List each line of the data that holds the string "this".

☆ ☆ ☆

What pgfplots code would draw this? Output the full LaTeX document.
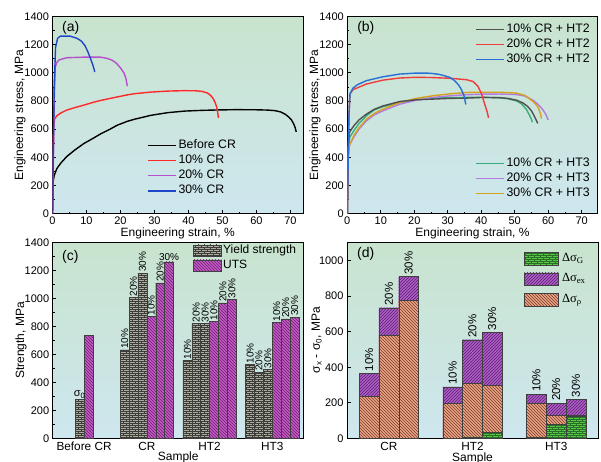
\documentclass[border=0pt]{standalone}
\usepackage{pgfplots}
\pgfplotsset{compat=1.18}
\usepackage{fontspec}
\setmainfont{Liberation Sans}
\newfontfamily\seriffont{Liberation Serif}
\usetikzlibrary{patterns}

\definecolor{bgtop}{RGB}{200,228,206}
\definecolor{bgbot}{RGB}{206,230,238}
\definecolor{cA10}{RGB}{255,40,40}
\definecolor{cA20}{RGB}{180,80,205}
\definecolor{cA30}{RGB}{30,70,200}
\definecolor{cB1}{RGB}{80,80,80}
\definecolor{cB2}{RGB}{240,60,60}
\definecolor{cB3}{RGB}{40,110,215}
\definecolor{cH1}{RGB}{55,175,120}
\definecolor{cH2}{RGB}{175,125,225}
\definecolor{cH3}{RGB}{215,160,30}
\definecolor{yfill}{RGB}{172,172,160}
\definecolor{yline}{RGB}{60,60,55}
\definecolor{ufill}{RGB}{195,90,195}
\definecolor{uline}{RGB}{110,30,115}
\definecolor{rfill}{RGB}{235,165,135}
\definecolor{rline}{RGB}{120,60,40}
\definecolor{efill}{RGB}{175,95,200}
\definecolor{eline}{RGB}{90,30,110}
\definecolor{gfill}{RGB}{90,200,70}
\definecolor{gline}{RGB}{40,110,40}

\pgfdeclarepatternformonly{smallbricks}{\pgfqpoint{-0.5pt}{-0.5pt}}{\pgfqpoint{6.5pt}{4.5pt}}{\pgfqpoint{6pt}{4pt}}{%
  \pgfsetlinewidth{0.4pt}%
  \pgfpathmoveto{\pgfqpoint{0pt}{0pt}}\pgfpathlineto{\pgfqpoint{6pt}{0pt}}%
  \pgfpathmoveto{\pgfqpoint{0pt}{2pt}}\pgfpathlineto{\pgfqpoint{6pt}{2pt}}%
  \pgfpathmoveto{\pgfqpoint{0pt}{0pt}}\pgfpathlineto{\pgfqpoint{0pt}{2pt}}%
  \pgfpathmoveto{\pgfqpoint{3pt}{2pt}}\pgfpathlineto{\pgfqpoint{3pt}{4pt}}%
  \pgfusepath{stroke}}

\newcommand{\fs}[1]{\fontsize{#1}{#1}\selectfont}

\pgfplotsset{
  panel/.style={
    scale only axis,
    tick pos=left, tick align=inside,
    axis background/.style={top color=bgtop, bottom color=bgbot},
    /pgf/number format/assume math mode=true,
    /pgf/number format/set thousands separator={},
    scaled ticks=false,
    tick label style={font=\fs{11}},
    label style={font=\fs{12}},
    major tick length=3.5pt, minor tick length=2pt,
    every tick/.style={black, line width=0.6pt},
    axis line style={line width=0.7pt},
  },
  overlay/.style={scale only axis, hide axis, axis background/.style={draw=none, fill=none}},
  curve/.style={line width=1.4pt},
  linelegend/.style={
    legend style={draw=none, fill=none, font=\fs{12.3}, inner sep=0pt, row sep=0pt,
      nodes={inner sep=2pt, text height=8.7pt, text depth=2.5pt}},
    legend image code/.code={\draw[##1, line width=1.4pt] (0pt,0pt) -- (28pt,0pt);},
    legend cell align=left,
  },
  ybarY/.style={ybar, bar shift=0pt, draw=black!75, line width=0.4pt, fill=yfill,
    postaction={pattern=smallbricks, pattern color=yline}},
  ybarU/.style={ybar, bar shift=0pt, draw=black!75, line width=0.4pt, fill=ufill,
    postaction={pattern=north west lines, pattern color=uline}},
  ybarG/.style={ybar, bar shift=0pt, draw=black!75, line width=0.4pt, fill=gfill,
    postaction={pattern=smallbricks, pattern color=gline}},
  ybarE/.style={ybar, bar shift=0pt, draw=black!75, line width=0.4pt, fill=efill,
    postaction={pattern=north east lines, pattern color=eline}},
  ybarR/.style={ybar, bar shift=0pt, draw=black!75, line width=0.4pt, fill=rfill,
    postaction={pattern=north west lines, pattern color=rline}},
}

\begin{document}
\begin{tikzpicture}
\useasboundingbox (0,0) rectangle (601pt,461pt);

% ---------------- (a)
\begin{axis}[panel, linelegend, at={(52.5pt,247.5pt)}, anchor=south west,
  width=250.5pt, height=197pt,
  xmin=0, xmax=73.7, ymin=0, ymax=1400,
  xtick={0,10,...,70}, ytick={0,200,...,1400}, minor tick num=1,
  xlabel={Engineering strain, \%}, ylabel={Engineering stress, MPa},
  xlabel style={at={(axis description cs:0.5,-0.1)}, anchor=center},
  ylabel style={at={(axis description cs:-0.13,0.5)}, anchor=center},
  legend style={at={(0.377,0.386)}, anchor=north west},
]
\addplot[curve, black] coordinates {(0,0) (0.2,230) (0.5,270) (1.3,320) (2.5,360) (4.2,405) (6.5,450) (9.2,497) (12,535) (14.1,565) (17,600) (19,627) (22,655) (24,669) (29,698) (34,717) (39,728) (44,733) (49,736) (54,738) (60,737) (63.3,735) (65.5,731) (67.2,721) (68.5,705) (69.5,686) (70.3,665) (70.9,640) (71.4,610) (71.7,580)};
\addlegendentry{Before CR}
\addplot[curve, cA10] coordinates {(0,0) (0.3,600) (0.6,670) (1.3,695) (2.5,715) (4.2,735) (6.5,752) (9.2,770) (12,790) (14.1,803) (17,818) (19,828) (22,843) (24,851) (29,863) (34,870) (38.7,873) (42,872) (44,868) (45.6,856) (46.5,840) (47.3,816) (47.9,785) (48.3,757) (48.6,720) (48.8,680)};
\addlegendentry{10\% CR}
\addplot[curve, cA20] coordinates {(0,0) (0.5,800) (0.8,1040) (1.3,1075) (2,1092) (4.2,1107) (9.2,1111) (14.1,1111) (16,1103) (17.5,1090) (18.8,1068) (20,1035) (21,1000) (21.6,960) (21.9,920) (22,905)};
\addlegendentry{20\% CR}
\addplot[curve, cA30] coordinates {(0,0) (0.5,900) (0.9,1180) (1.5,1245) (2.3,1260) (5.2,1260) (7.2,1245) (8.5,1225) (9.5,1195) (10.4,1150) (11.2,1100) (11.8,1060) (12.3,1020) (12.4,1005)};
\addlegendentry{30\% CR}
\node[anchor=north west, inner sep=0pt, font=\fs{14}] at (rel axis cs:0.038,0.975) {(a)};
\end{axis}

% ---------------- (b)
\begin{axis}[panel, linelegend, at={(347.3pt,247.5pt)}, anchor=south west,
  width=250.4pt, height=197pt,
  xmin=0, xmax=74.8, ymin=0, ymax=1400,
  xtick={0,10,...,70}, ytick={0,200,...,1400}, minor tick num=1,
  xlabel={Engineering strain, \%}, ylabel={Engineering stress, MPa},
  xlabel style={at={(axis description cs:0.5,-0.1)}, anchor=center},
  ylabel style={at={(axis description cs:-0.129,0.5)}, anchor=center},
  legend style={at={(0.51,0.975)}, anchor=north west},
]
\addplot[curve, cH1, forget plot] coordinates {(0,0) (0.3,460) (0.7,540) (2,590) (3.5,640) (5.7,694) (8,735) (10.7,760) (15.7,789) (20.6,808) (25.6,820) (30.6,823) (35.6,825) (40.6,826) (45.6,822) (48,815) (50.6,800) (52,780) (53.5,740) (54.4,700) (55,670) (55.3,648)};
\addplot[curve, cH2, forget plot] coordinates {(0,0) (0.3,420) (0.7,490) (2,545) (3.5,600) (5.7,658) (8,700) (10.7,730) (15.7,777) (20.6,805) (25.6,825) (30.6,836) (35.6,844) (40.6,848) (45.6,849) (50.6,845) (53,835) (55.5,805) (57,775) (58.5,735) (59.4,700) (60,665)};
\addplot[curve, cH3, forget plot] coordinates {(0,0) (0.3,420) (0.7,490) (2,555) (3.5,610) (5.7,670) (8,710) (10.7,742) (15.7,789) (20.6,818) (25.6,837) (30.6,850) (35.6,860) (40.6,862) (45.6,862) (50.6,855) (53,840) (54.5,815) (56,785) (57,755) (57.7,710) (58,675)};
\addplot[curve, cB1] coordinates {(0,0) (0.3,500) (0.7,580) (2,625) (3.5,665) (5.7,706) (8,740) (10.7,765) (15.7,796) (20.6,808) (25.6,813) (30.6,818) (35.6,820) (40.6,825) (45.6,823) (48,818) (50.6,805) (52.5,785) (53.9,760) (55,730) (55.9,690) (56.5,660) (56.9,640)};
\addlegendentry{10\% CR + HT2}
\addplot[curve, cB2] coordinates {(0,0) (0.5,700) (0.8,850) (1.7,880) (5.7,920) (10.7,948) (15.7,963) (20.6,968) (25.6,966) (30.6,961) (35.6,951) (37.6,938) (39,905) (40.1,850) (41,780) (41.8,720) (42.2,680)};
\addlegendentry{20\% CR + HT2}
\addplot[curve, cB3] coordinates {(0,0) (0.5,700) (0.8,850) (1.7,891) (3,915) (5.7,944) (10.7,972) (15.7,991) (20.6,998) (23.6,998) (25.5,995) (27.6,988) (30.6,968) (32,945) (33.2,915) (34.1,880) (34.8,840) (35.2,800) (35.4,775)};
\addlegendentry{30\% CR + HT2}
\node[anchor=north west, inner sep=0pt, font=\fs{14}] at (rel axis cs:0.039,0.975) {(b)};
\end{axis}
\begin{axis}[overlay, linelegend, at={(347.3pt,247.5pt)}, anchor=south west,
  width=250.4pt, height=197pt,
  xmin=0, xmax=74.8, ymin=0, ymax=1400,
  legend style={at={(0.51,0.294)}, anchor=north west},
]
\addlegendimage{cH1}\addlegendentry{10\% CR + HT3}
\addlegendimage{cH2}\addlegendentry{20\% CR + HT3}
\addlegendimage{cH3}\addlegendentry{30\% CR + HT3}
\end{axis}

% ---------------- (c)
\begin{axis}[panel, at={(52.7pt,22.7pt)}, anchor=south west,
  width=251pt, height=195.6pt,
  xmin=-0.5, xmax=3.5, ymin=0, ymax=1400,
  ytick={0,200,...,1400}, minor y tick num=1,
  xtick={0,1,2,3}, xticklabels={Before CR,CR,HT2,HT3},
  x tick label style={font=\fs{11.8}}, major x tick style={draw=none},
  xlabel={Sample}, ylabel={Strength, MPa},
  xlabel style={at={(axis description cs:0.5,-0.1)}, anchor=center},
  ylabel style={at={(axis description cs:-0.126,0.5)}, anchor=center},
  bar width=0.1417,
  legend style={at={(0.559,1.0)}, anchor=north west, draw=none, fill=none, font=\fs{12},
    inner sep=0pt, row sep=0pt, nodes={inner sep=1.5pt, text height=9pt, text depth=3pt}},
  legend cell align=left,
  point meta=explicit symbolic,
]
\addplot[ybarY, forget plot, nodes near coords, nodes near coords style={font=\fs{11}, anchor=south, inner sep=1pt}]
  coordinates {(-0.0709,279) [σ\textsubscript{0}]};
\addplot[ybarU, forget plot] coordinates {(0.0709,735)};
\addplot[ybarY, forget plot, nodes near coords, nodes near coords style={font=\fs{10}, rotate=90, anchor=west, inner sep=1pt}]
  coordinates {(0.6457,633) [10\%] (0.7874,1008) [20\%] (0.9291,1183) [30\%]
  (1.6457,558) [10\%] (1.7874,822) [20\%] (1.9291,822) [30\%]
  (2.6457,527) [10\%] (2.7874,474) [20\%] (2.9291,493) [30\%]};
\addplot[ybarU, forget plot, nodes near coords, nodes near coords style={font=\fs{10}, rotate=90, anchor=west, inner sep=1pt}]
  coordinates {(1.0709,873) [10\%] (1.2126,1112) [20\%]
  (2.0709,835) [10\%] (2.2126,970) [20\%] (2.3543,993) [30\%]
  (3.0709,828) [10\%] (3.2126,855) [20\%] (3.3543,868) [30\%]};
\addplot[ybarU, forget plot, nodes near coords, nodes near coords style={font=\fs{10}, anchor=south, inner sep=1.5pt}]
  coordinates {(1.3543,1262) [30\%]};
\addlegendimage{legend image code/.code={\draw[draw=black!75, fill=yfill, postaction={pattern=smallbricks, pattern color=yline}] (0pt,-5.5pt) rectangle (28pt,5.5pt);}}
\addlegendentry{Yield strength}
\addlegendimage{legend image code/.code={\draw[draw=black!75, fill=ufill, postaction={pattern=north west lines, pattern color=uline}] (0pt,-5.5pt) rectangle (28pt,5.5pt);}}
\addlegendentry{UTS}
\node[anchor=north west, inner sep=0pt, font=\fs{14}] at (rel axis cs:0.037,0.963) {(c)};
\end{axis}

% ---------------- (d)  cumulative heights: total (ex on top), rho top, G
\begin{axis}[panel, at={(347pt,22.7pt)}, anchor=south west,
  width=251pt, height=196.3pt,
  xmin=-0.5, xmax=2.5, ymin=0, ymax=1105,
  ytick={0,200,...,1000},
  xtick={0,1,2}, xticklabels={CR,HT2,HT3},
  x tick label style={font=\fs{11.8}}, major x tick style={draw=none},
  xlabel={Sample}, ylabel={σ\textsubscript{x} - σ\textsubscript{0}, MPa},
  xlabel style={at={(axis description cs:0.5,-0.1)}, anchor=center},
  ylabel style={at={(axis description cs:-0.121,0.5)}, anchor=center},
  bar width=0.236,
  point meta=explicit symbolic,
]
\addplot[ybarE, forget plot, nodes near coords,
  nodes near coords style={font=\fs{11.5}, rotate=90, anchor=west, inner sep=2pt}]
  coordinates {(-0.236,365) [10\%] (0,735) [20\%] (0.236,910) [30\%] (0.764,290) [10\%] (1,555) [20\%] (1.236,597) [30\%] (1.764,249) [10\%] (2,198) [20\%] (2.236,218) [30\%]};
\addplot[ybarR, forget plot]
  coordinates {(-0.236,235) (0,580) (0.236,775) (0.764,195) (1,308) (1.236,298) (1.764,197) (2,128) (2.236,130)};
\addplot[ybarG, forget plot]
  coordinates {(1,8) (1.236,35) (1.764,5) (2,80) (2.236,125)};
\node[anchor=north west, inner sep=0pt, font=\fs{14}] at (rel axis cs:0.04,0.974) {(d)};
\end{axis}
\begin{axis}[overlay, at={(347pt,22.7pt)}, anchor=south west,
  width=251pt, height=196.3pt,
  xmin=-0.5, xmax=2.5, ymin=0, ymax=1105,
  legend style={at={(0.705,0.968)}, anchor=north west, draw=none, fill=none, font=\fs{12.5}\seriffont,
    inner sep=0pt, row sep=0pt, nodes={inner sep=3.5pt, text height=9.5pt, text depth=4pt}},
  legend cell align=left,
]
\addlegendimage{legend image code/.code={\draw[draw=black!75, fill=gfill, postaction={pattern=smallbricks, pattern color=gline}] (0pt,-6.25pt) rectangle (34pt,6.25pt);}}
\addlegendentry{Δσ\textsubscript{G}}
\addlegendimage{legend image code/.code={\draw[draw=black!75, fill=efill, postaction={pattern=north east lines, pattern color=eline}] (0pt,-6.25pt) rectangle (34pt,6.25pt);}}
\addlegendentry{Δσ\textsubscript{ex}}
\addlegendimage{legend image code/.code={\draw[draw=black!75, fill=rfill, postaction={pattern=north west lines, pattern color=rline}] (0pt,-6.25pt) rectangle (34pt,6.25pt);}}
\addlegendentry{Δσ\textsubscript{ρ}}
\end{axis}
\end{tikzpicture}
\end{document}
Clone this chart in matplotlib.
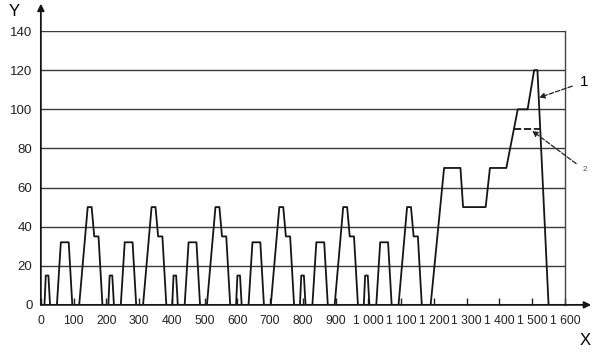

☆ ☆ ☆

* _FINISHED ANSWER_:
What pgfplots code would draw this? Output the full LaTeX document.
Clone this chart in matplotlib.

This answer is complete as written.